As the Complaint demonstrates, Defendant did exactly that when she refused to grant Plaintiff's relicensing application because of Plaintiff's license suspension/revocation in Oregon and Arizona and Plaintiff's prior criminal history. Second, short of conclusory statements about CHRB's customary practice of automatic license renewals for licensees in good standing with CHRB, the Complaint is devoid of any factual allegations of the existence of such a custom. In fact, regulations promulgated by CHRB do not make any distinction between the process of applying for a new license and the process of relicensing. See Cal. Code Regs. tit 4, § 1489. In his opposition papers, Plaintiff has not cited to any statutory or regulatory authority, and the Court is not aware of any, that would prevent Defendant from refusing to grant Plaintiff's relicensing application.

Finally, unlike procedural due process analysis, "[a] substantive due process inquiry focuses on 'what' the government has done, as opposed to 'how and when' the government did it." Amsden v. Moran, 904 F.2d 748, 754 (1st Cir. 1990). Because CHRB and Defendant had sufficient reasons to deny Plaintiff's relicensing application, Plaintiff's substantive due process claim fails even if Plaintiff can demonstrate that the process of such a denial was defective in some respect. Accordingly, Plaintiff has failed to plausibly demonstrate that Defendant's action of refusing to grant Plaintiff's relicensing application was arbitrary and capricious.

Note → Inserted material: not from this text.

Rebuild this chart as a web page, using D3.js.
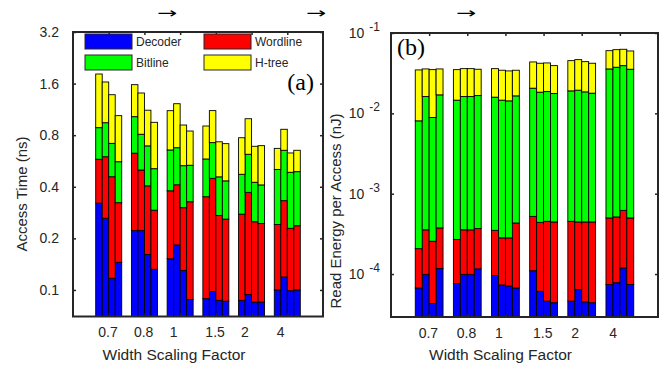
<!DOCTYPE html>
<html>
<head>
<meta charset="utf-8">
<script src="https://cdn.jsdelivr.net/npm/d3@7"></script>
<style>
body { margin: 0; background: #fff; }
text { font-family: "Liberation Sans", Arial, sans-serif; fill: #262626; }
text.serif { font-family: "Liberation Serif", "Times New Roman", serif; }
text.arrow { font-family: "Noto Sans", "DejaVu Sans", sans-serif; }
</style>
</head>
<body>
<div id="chart"></div>
<script>
var factors = ["0.7", "0.8", "1", "1.5", "2", "4"];
var parts = ["decoder", "wordline", "bitline", "htree"];
var partNames = ["Decoder", "Wordline", "Bitline", "H-tree"];
var partColors = ["#0000ff", "#ff0000", "#00ff00", "#ffff00"];

// access time (ns), four bars per scaling factor
var timeDecoder  = [0.321, 0.262, 0.117, 0.145,  0.222, 0.222, 0.161, 0.132,  0.152, 0.183, 0.130, 0.088,
                    0.089, 0.098, 0.087, 0.086,  0.087, 0.094, 0.085, 0.085,  0.100, 0.119, 0.099, 0.100];
var timeWordline = [0.258, 0.337, 0.341, 0.178,  0.406, 0.279, 0.244, 0.160,  0.227, 0.228, 0.172, 0.239,
                    0.261, 0.350, 0.185, 0.173,  0.190, 0.277, 0.165, 0.159,  0.141, 0.213, 0.130, 0.137];
var timeBitline  = [0.306, 0.347, 0.259, 0.237,  0.398, 0.309, 0.288, 0.218,  0.277, 0.265, 0.229, 0.207,
                    0.231, 0.276, 0.185, 0.174,  0.196, 0.248, 0.175, 0.166,  0.264, 0.321, 0.257, 0.253];
var timeHtree    = [0.935, 0.689, 0.661, 0.480,  0.551, 0.600, 0.426, 0.441,  0.456, 0.545, 0.386, 0.312,
                    0.324, 0.389, 0.275, 0.281,  0.300, 0.379, 0.264, 0.285,  0.165, 0.213, 0.144, 0.163];

// read energy per access (nJ)
var energyDecoder  = [6.7e-5, 9.9e-5, 4.3e-5, 1.17e-4,  7.6e-5, 9.9e-5, 9.9e-5, 1.16e-4,  9.6e-5, 7.3e-5, 7.1e-5, 6.7e-5,
                      1.1e-4, 6.1e-5, 4.6e-5, 4.4e-5,   4.6e-5, 6.4e-5, 4.5e-5, 4.4e-5,   7.4e-5, 7.8e-5, 1.19e-4, 7.4e-5];
var energyWordline = [1.40e-4, 2.56e-4, 2.13e-4, 2.58e-4,  1.93e-4, 2.56e-4, 2.56e-4, 2.52e-4,  2.54e-4, 2.09e-4, 2.11e-4, 3.65e-4,
                      4.12e-4, 3.79e-4, 4.07e-4, 4.01e-4,  4.07e-4, 3.81e-4, 4.00e-4, 4.01e-4,  4.25e-4, 4.36e-4, 5.01e-4, 4.25e-4];
var energyBitline  = [7.86e-3, 1.582e-2, 8.61e-3, 1.661e-2,  1.432e-2, 1.582e-2, 1.582e-2, 1.627e-2,  1.554e-2, 1.431e-2, 1.402e-2, 1.607e-2,
                      2.004e-2, 1.790e-2, 1.821e-2, 1.718e-2,  1.859e-2, 1.898e-2, 1.806e-2, 1.738e-2,  3.521e-2, 3.698e-2, 3.863e-2, 3.490e-2];
var energyHtree    = [2.663e-2, 1.954e-2, 2.613e-2, 1.873e-2,  2.041e-2, 1.985e-2, 1.985e-2, 1.876e-2,  2.013e-2, 1.981e-2, 1.943e-2, 1.790e-2,
                      2.307e-2, 2.369e-2, 2.374e-2, 2.163e-2,  2.624e-2, 2.718e-2, 2.550e-2, 2.421e-2,  2.456e-2, 2.454e-2, 2.349e-2, 2.435e-2];

var timeTicks = [0.1, 0.2, 0.4, 0.8, 1.6, 3.2];
var energyTicks = [1e-4, 1e-3, 1e-2, 1e-1];

var barW = 0.182;

function makeRows(dec, wl, bl, ht) {
    return dec.map(function(d, i) {
        return { group: Math.floor(i / 4), bar: i % 4, decoder: d, wordline: wl[i], bitline: bl[i], htree: ht[i] };
    });
}

var svg = d3.select("#chart").append("svg")
    .attr("width", 667)
    .attr("height", 366);

StackedBars = function(_svg, _rows, _box, _y, _yMin, _ticks, _label) {
    var vis = this;
    vis.svg = _svg;
    vis.data = _rows;
    vis.box = _box;
    vis.y = _y;
    vis.yMin = _yMin;
    vis.ticks = _ticks;
    vis.label = _label;

    vis.x = d3.scaleLinear()
        .domain([0, 7])
        .range([vis.box.left, vis.box.right]);

    vis.g = vis.svg.append("g");
    vis.drawBars();
    vis.drawAxes();
};

StackedBars.prototype.drawBars = function() {
    var vis = this;

    vis.series = d3.stack().keys(parts)(vis.data);

    vis.g.selectAll(".layer")
        .data(vis.series)
        .enter()
        .append("g")
        .attr("class", "layer")
        .attr("fill", function(d, i) { return partColors[i]; })
        .selectAll("rect")
        .data(function(d) { return d; })
        .enter()
        .append("rect")
        .attr("x", function(d) { return vis.x(d.data.group + 1 + (d.data.bar - 1.5) * barW - barW / 2); })
        .attr("width", vis.x(barW) - vis.x(0))
        .attr("y", function(d) { return vis.y(d[1]); })
        .attr("height", function(d) { return vis.y(Math.max(d[0], vis.yMin)) - vis.y(d[1]); })
        .attr("stroke", "#000")
        .attr("stroke-width", 0.9);
};

StackedBars.prototype.drawAxes = function() {
    var vis = this;
    var b = vis.box;
    var groupTicks = d3.range(1, 7);

    function style(sel) {
        sel.select(".domain").remove();
        sel.attr("font-family", null).attr("font-size", 14).attr("color", "#262626");
        sel.selectAll(".tick line").attr("stroke-width", 1.5);
    }

    vis.g.append("g")
        .attr("transform", "translate(0," + b.bottom + ")")
        .call(d3.axisBottom(vis.x).tickValues(groupTicks)
            .tickFormat(function(d) { return factors[d - 1]; })
            .tickSize(-3).tickPadding(11))
        .call(style)
        .selectAll("text")
        .attr("text-anchor", "start")
        .attr("dx", -11);

    vis.g.append("g")
        .attr("transform", "translate(0," + b.top + ")")
        .call(d3.axisTop(vis.x).tickValues(groupTicks).tickFormat("").tickSize(-3))
        .call(style);

    vis.yAxisGroup = vis.g.append("g")
        .attr("transform", "translate(" + b.left + ",0)")
        .call(d3.axisLeft(vis.y).tickValues(vis.ticks).tickSize(-3).tickPadding(b.pad))
        .call(style);

    vis.g.append("g")
        .attr("transform", "translate(" + b.right + ",0)")
        .call(d3.axisRight(vis.y).tickValues(vis.ticks).tickFormat("").tickSize(-3))
        .call(style);

    vis.g.append("rect")
        .attr("x", b.left)
        .attr("y", b.top)
        .attr("width", b.right - b.left)
        .attr("height", b.bottom - b.top)
        .attr("fill", "none")
        .attr("stroke", "#262626")
        .attr("stroke-width", 2);

    vis.g.append("text")
        .attr("x", (b.left + b.right) / 2 - 24)
        .attr("y", 360)
        .attr("text-anchor", "middle")
        .attr("font-size", 15.5)
        .text("Width Scaling Factor");

    vis.g.append("text")
        .attr("transform", "translate(" + vis.label.x + "," + vis.label.y + ") rotate(-90)")
        .attr("text-anchor", "middle")
        .attr("font-size", 15)
        .text(vis.label.text);
};

// (a) access time
var timeY = d3.scaleLog().base(2)
    .domain([0.07, 3.2])
    .range([316.5, 32]);

var timeChart = new StackedBars(svg, makeRows(timeDecoder, timeWordline, timeBitline, timeHtree),
    { left: 73, right: 323, top: 32, bottom: 316.5, pad: 14 },
    timeY, 0.07, timeTicks, { x: 27, y: 194, text: "Access Time (ns)" });
timeChart.yAxisGroup.selectAll(".tick text").text(d3.format(".1f"));

// (b) read energy
var energyY = d3.scaleLog()
    .domain([2.92e-5, 0.1])
    .range([317, 33]);

var energyChart = new StackedBars(svg, makeRows(energyDecoder, energyWordline, energyBitline, energyHtree),
    { left: 391, right: 658, top: 33, bottom: 317, pad: 11 },
    energyY, 2.92e-5, energyTicks, { x: 341, y: 211, text: "Read Energy per Access (nJ)" });
energyChart.yAxisGroup.selectAll(".tick text").each(function(d) {
    var t = d3.select(this);
    t.text("10");
    t.append("tspan")
        .attr("dx", 5)
        .attr("dy", -7)
        .attr("font-size", 12)
        .text(Math.round(Math.log10(d)));
});

// legend
var legend = svg.append("g");
var legendItems = legend.selectAll(".item")
    .data(partNames)
    .enter()
    .append("g")
    .attr("transform", function(d, i) { return "translate(" + (i % 2 ? 204 : 85) + "," + (i < 2 ? 34 : 55) + ")"; });
legendItems.append("rect")
    .attr("width", 47)
    .attr("height", 15)
    .attr("fill", function(d, i) { return partColors[i]; })
    .attr("stroke", "#262626")
    .attr("stroke-width", 1);
legendItems.append("text")
    .attr("x", 51)
    .attr("y", 11.5)
    .attr("font-size", 12)
    .text(function(d) { return d; });

// panel tags and arrows
svg.append("text")
    .attr("class", "serif")
    .attr("x", 314).attr("y", 90)
    .attr("text-anchor", "end")
    .attr("font-size", 24)
    .style("fill", "#000")
    .text("(a)");
svg.append("text")
    .attr("class", "serif")
    .attr("x", 397).attr("y", 55)
    .attr("font-size", 24)
    .style("fill", "#000")
    .text("(b)");

svg.selectAll(".arrow")
    .data([167, 316, 466])
    .enter()
    .append("text")
    .attr("class", "arrow")
    .attr("transform", function(d) { return "translate(" + d + ",18) scale(1.6,1)"; })
    .attr("text-anchor", "middle")
    .attr("font-size", 15)
    .style("fill", "#000")
    .text("\u2192");
</script>
</body>
</html>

Moreover, even if the Court was to conclude that Defendant violated Plaintiff's substantive due process rights under the Fourteenth Amendment, Defendant is entitled to qualified immunity.*fn4 "[G]overnment officials performing discretionary functions are shielded from liability for civil damages insofar as their conduct does not violate clearly established statutory or constitutional rights of which a reasonable person would have known." Harlow v. Fitzgerald, 457 U.S. 800, 818 (1982). In determining whether qualified immunity applies, the Court should consider: 1) whether the facts, as alleged by Plaintiff, "make out a violation of a constitutional right"; and 2) whether Plaintiff's right was clearly established at the time of the alleged violation. Pearson v. Callahan, 555 U.S. 223, 232 (2009). Courts have "discretion to grant qualified immunity on the basis of the 'clearly established' prong alone, without deciding in the first instance whether any right had been violated." James v. Rowlands, 606 F.3d 646, 651 (9th Cir. 2010). "For a constitutional right to be clearly established, its contours must be sufficiently clear that a reasonable official would understand that what he is doing violates that right."

Hope v. Pelzer, 536 U.S. 730, 739 (2002).

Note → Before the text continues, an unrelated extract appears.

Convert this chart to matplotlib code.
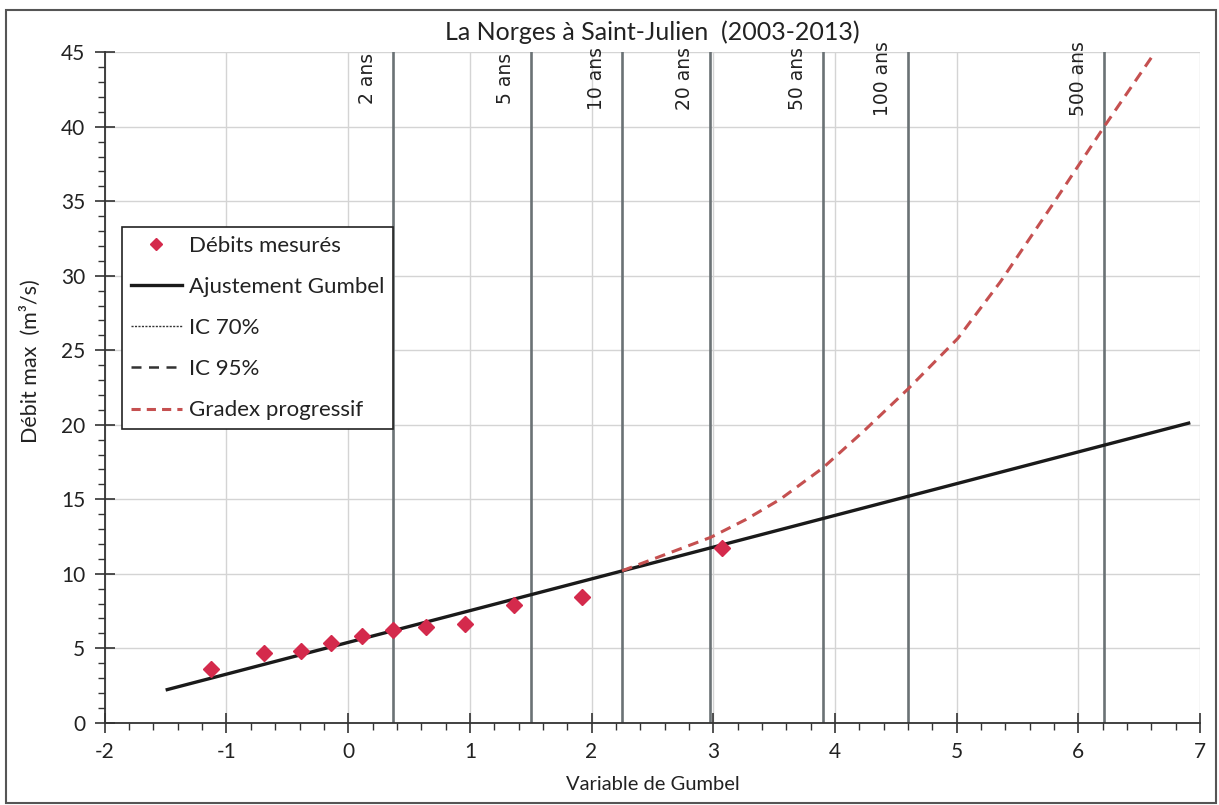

In light of CHRB's discretion to deny or refuse Plaintiff's license application based upon Plaintiff's criminal convictions and his license suspensions/revocations in sister-states, Plaintiff has failed to demonstrate that he had a clearly established statutory or constitutional right to have his licenses renewed. Thus, Defendant is entitled to qualified immunity in the instant § 1983 action.

Accordingly, the Court grants Defendant's motion to dismiss Plaintiff's first cause of action. Because the Court determines that any amendment of Plaintiff's claim under 42 U.S.C. § 1983 would be futile, it dismisses Plaintiff's first cause of action without leave to amend. See Reddy v. Litton Industries, Inc., 912 F.2d 291, 296-97 (9th Cir. 1990).

B. Plaintiff's State Claims.

Having dismissed Plaintiff's sole federal claim, the Court declines to exercise supplemental jurisdiction over Plaintiff's state law claims under 28 U.S.C. § 1367(c)(3), and remands the matter to Sacramento County Superior Court.


For the reasons stated above, Defendant's Motion to Dismiss Plaintiff's Complaint (ECF No. 33) is GRANTED without leave to amend as to Plaintiff's First Cause of Action, and the Court declines to exercise supplemental jurisdiction over the remaining state-law claims.

The Clerk of the Court is directed to remand this case to the originating state court, the Superior Court of the State of California in and for the County of Sacramento, for final adjudication.